I chose a road ride that I did at the end of last year. It’s just under 19 miles and has 1600 feet of climbing which, I always prefer to a flat ride. The weather forecast told me that the morning would be dry and it was almost right. I just had light rain in places. I enjoyed the ride. On the road I tend to just keep going rather than stopping at the top of climbs, which I often do when off road. I did stop once to take photos near Horden Stoops. A lovely name. It’s a saddle point on the ridge of the hills. So it’s uphill to the left and right but downhill to the 2 villages at right angles to the ridge.
I rode from home to Rivington where I rode over a dam. The reservoirs were built in the 19th century to serve Liverpool but as a philanthropic act the builder, Lord Leverhulme, also built a large Japanese style garden in the area. It’s good for mountain biking as well as dog walking. It was the site of the mountain biking course in the 2002 Commonwealth games. I was there with my son who was one year old at the time. From Rivington I climbed to Horden Stoops at 1,066 feet above sea level. It was too misty to see the Lake District and the mountains of North Wales today.
We have a lot of history in Britain and in the picture above you can see Lead Mines Clough (valley) to the left, where lead was mined from 1692 to 1837. More impressively on the horizon in the centre, you can see a small bump. This is a man made hill called Round Loaf which is thought to be older than the pyramids of Egypt!

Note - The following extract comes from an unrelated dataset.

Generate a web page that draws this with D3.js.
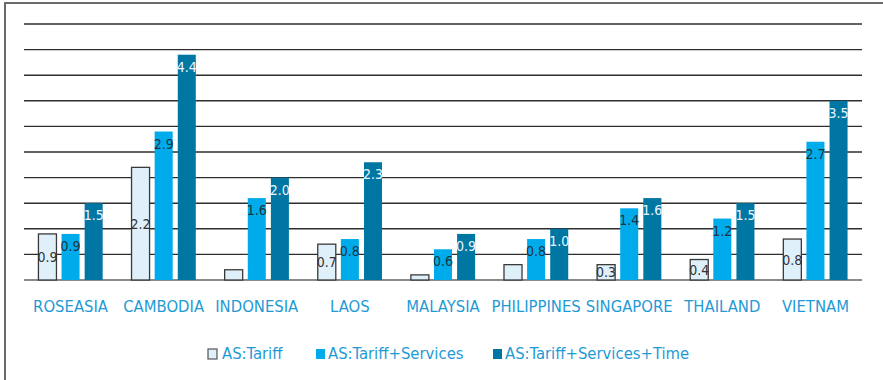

Round Loaf is rather remote and has never been fully explored by archaeologists. Flints have been found at the summit. Flint is not found anywhere in our area so this suggests that in the Bronze Age goods and resources were being traded over considerable distances.
It was then a long downhill to Belmont. Belmont was previously called Horden but when a factory was built (which still makes inks) it was renamed, presumably to make it sound more attractive.
After a short climb through the villages I passed between reservoirs which must have been created to serve the factory. Then an undulating road took me through quite remote countryside, ending in a long downhill to Abbey Village. This was never the site of an abbey, so the origins of the name are unclear. Through the village of Brinscall and then back to Chorley. Chorley is a typical old town where the centre is at the top of a low hill but it doesn’t have a crossroads at the centre. To the east of town is Healy Nab with it’s mini mountain bike trail centre, which is probably why there is no crossroads but a T junction.
I was happy with the time that the ride took me and hope, with improving weather, that I’ll be back off road on Friday.